Paradoksalnie więc możemy stosować zwykłe odchylenie standardowe, które okazuje się zbliżone do średniej straty. Czyli wiemy, co podstawić pod Rm i SD(M)s. Ale pytanie co podstawić pod Rf? Zwracam uwagę, że Rm = 8,7% to średnia arytmetyczna. Z poprzedniego artykułu wiemy, że trzeba w takiej sytuacji stosować krótkoterminowe stopy zwrotu, a więc także krótkoterminową rentowność obligacji skarbowych, a ściślej mówiąc 1-roczną. Na podstawie http://www.multpl.com/1-year-treasury-rate/ możemy uzyskać dokładne dane statystyczne. Obecnie 1-roczna stopa z obligacji skarbowych USA wynosi 2,24%. Jednakże operujemy średnimi i sztucznie byłoby zastosować bieżącą rentowność - mimo iż stosowane stopy do CAPM powinny określać przyszłość a nie przeszłość. W dodatku stopy rentowności okazują się niestacjonarne, co dodatkowo komplikuje analizę. Nie bądźmy jednak zbyt pedantyczni. Portal Shillera stwierdza, że średnia rentowność to 3,08%, więc przyjmijmy 2,5% oraz 3%. Dlaczego 2,5%? Pamiętajmy, że skoro operujemy krótkoterminową roczną średnią, to znaczy, że są to oczekiwania na rok naprzód - a przecież rentowność nie wzrośnie w ciągu roku o nie wiadomo ile. Dlatego przyjmiemy te dwa przykładowe poziomy.

W sumie podstawimy do rozwiązania na x1 i x2 następujące dane:
Rm = 8,7%
SD(M) = 16,1%
Rf = 2,5% lub 3%

Dostaniemy:
*Dla Rf = 2,5%:
x1 = 0,76
x2 = 11,56

x2 odrzucamy, czyli właściwy udział portfela rynkowego w całym portfelu to 1-x = 1-0,76 = 24%.

*Dla Rf = 3%:
x1 = 0,73
x2 = 13,13

Ponownie przyjmujemy x1, czyli udział portfela rynkowego w portfelu to 1-x = 1-0,73 = 27%.

Łącznie dostajemy przedział 25-30% minimalnego udziału portfela rynkowego w portfelu.
W kolejnych przykładach będę odrzucał błędne rozwiązania.

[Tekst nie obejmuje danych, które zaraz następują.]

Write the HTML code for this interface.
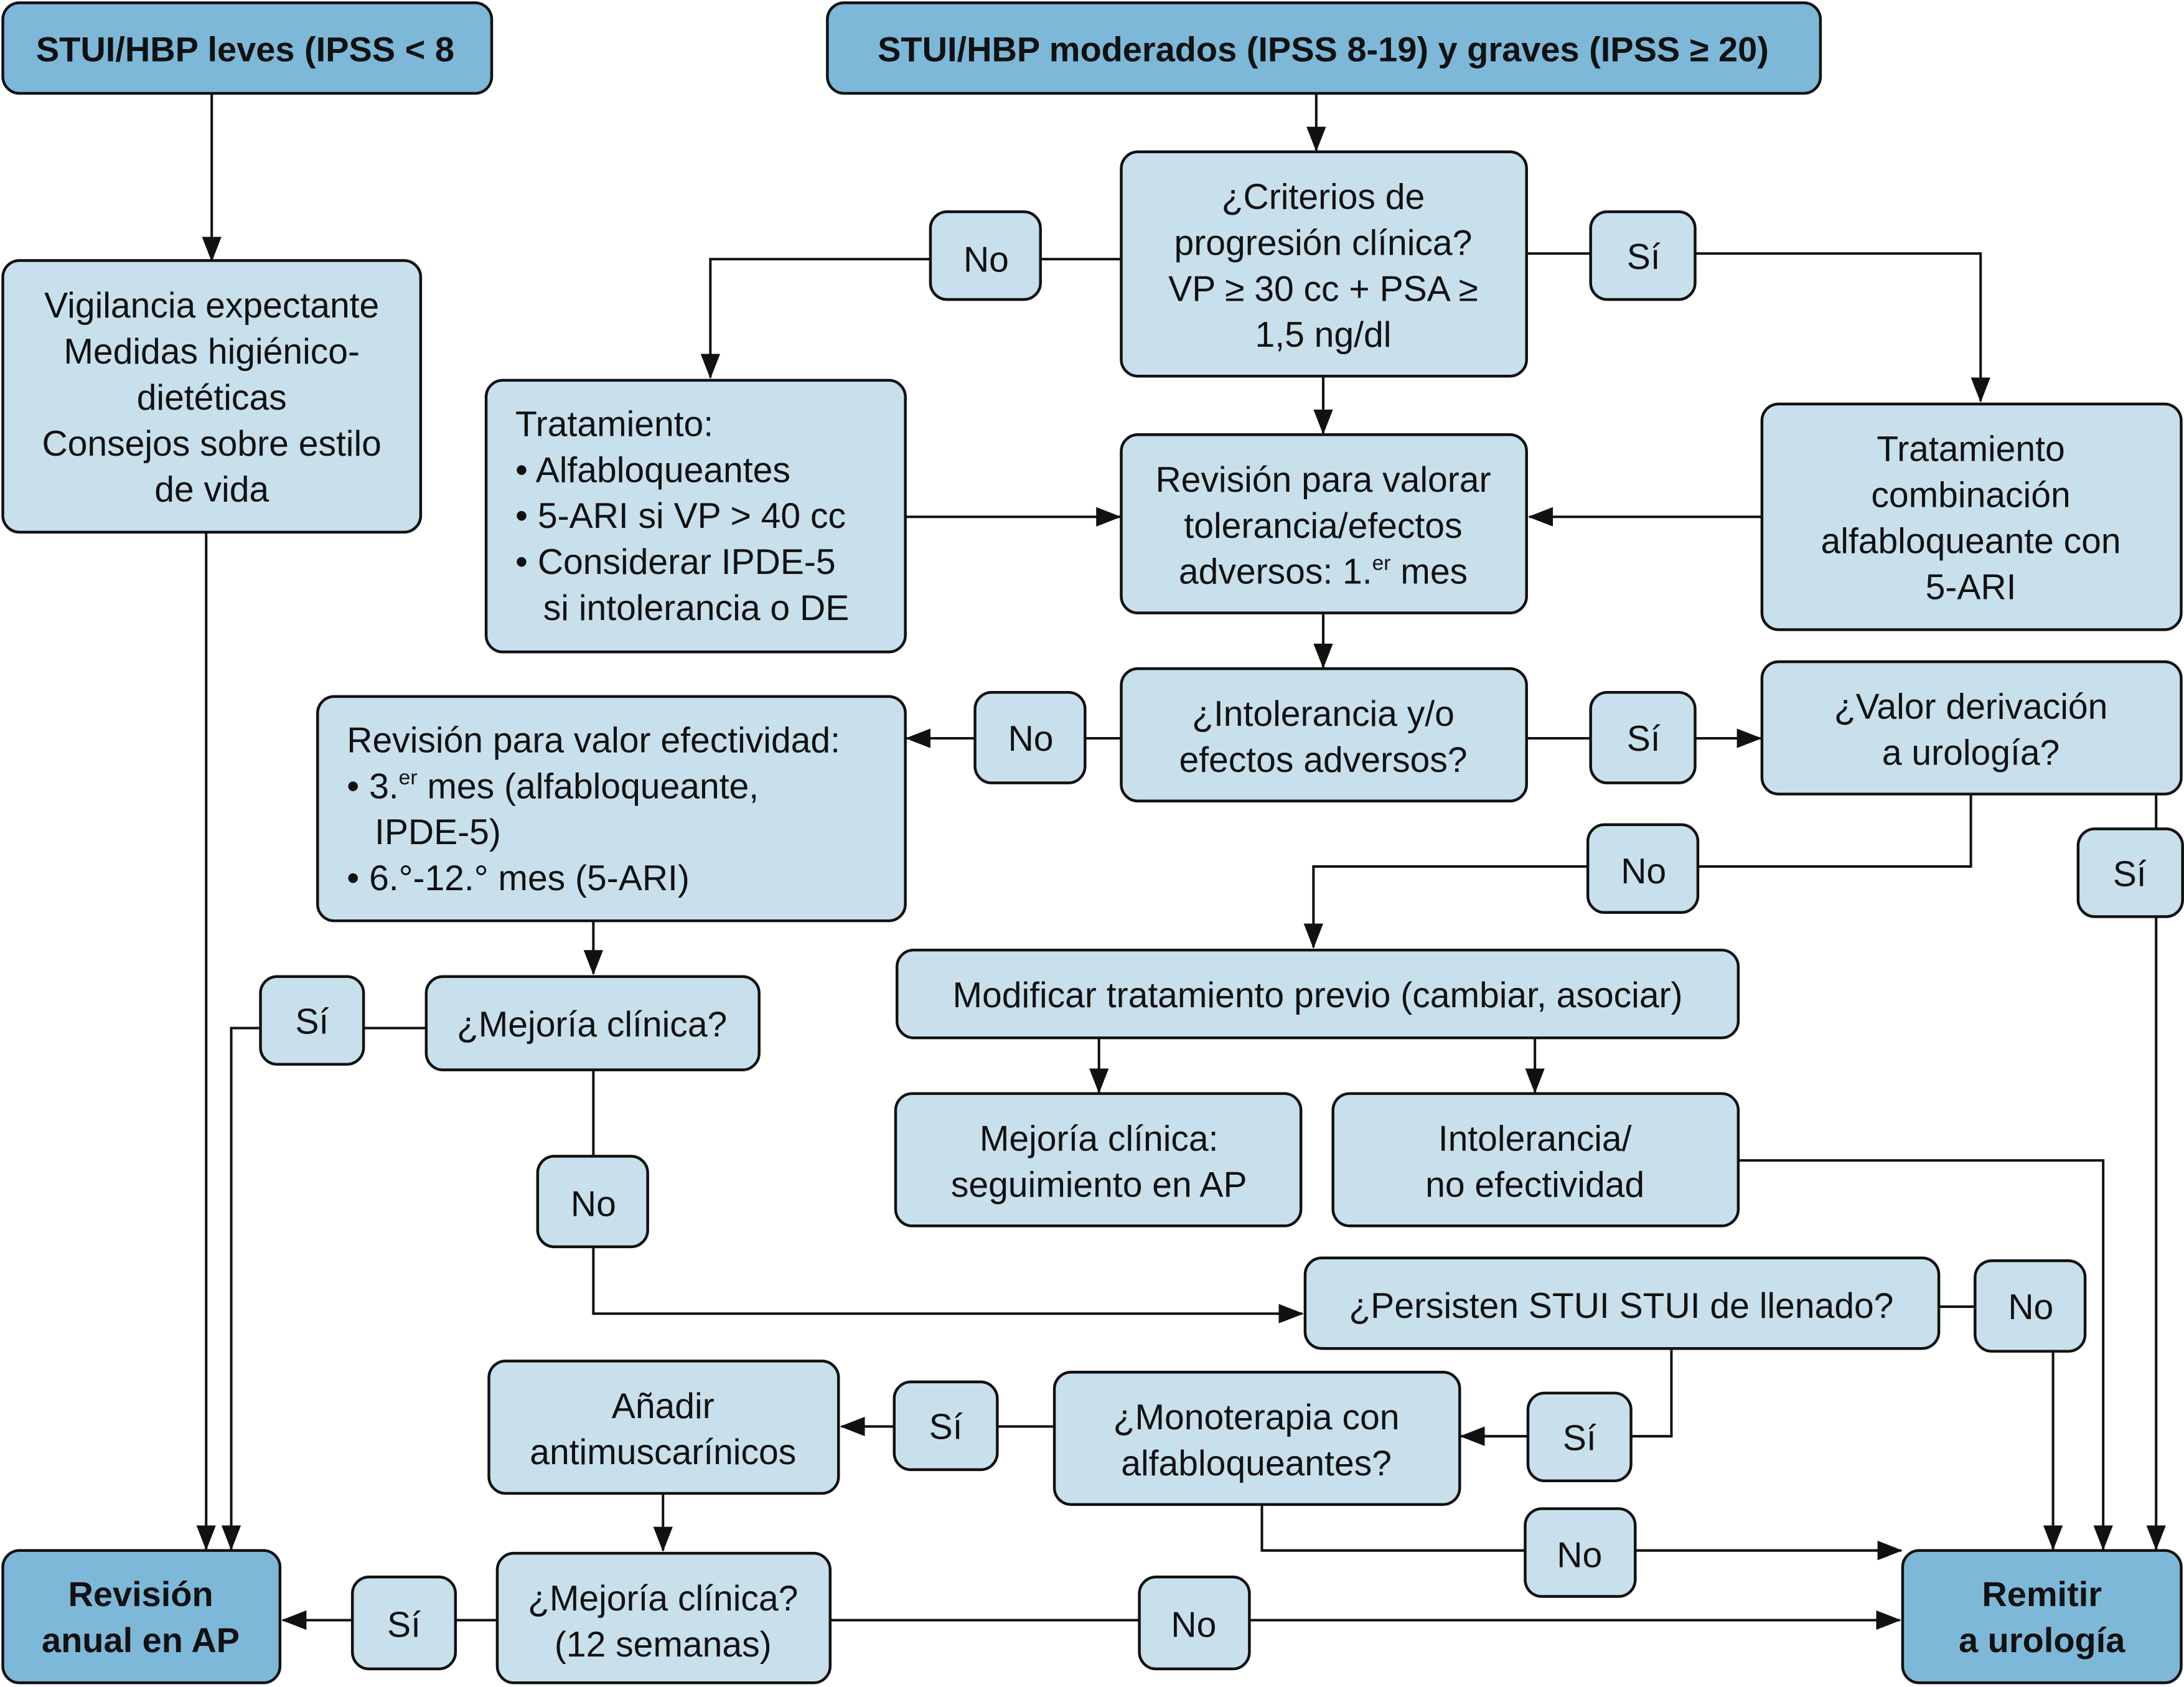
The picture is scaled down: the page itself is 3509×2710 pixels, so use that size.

Przykład 2. WIG: 1997-2017.
Średnia stopa zwrotu WIG wyniosła 10,6%, odchylenie standardowe 25,4%, a SDs = 27,5%. Ponieważ:
a) można powiedzieć, że również dla polskiego indeksu odchylenie standardowe jest zbliżone do średniej straty,
b) dla Polski całkowita liczba danych to 21, a do obliczenia SD(M)s posłużyło zaledwie 6 danych (bo tylko 6 lat w ciągu tych 21 było ujemnych...),
to rozsądne jest zastąpić tutaj SD(M)s samym odchyleniem standardowym, D(M).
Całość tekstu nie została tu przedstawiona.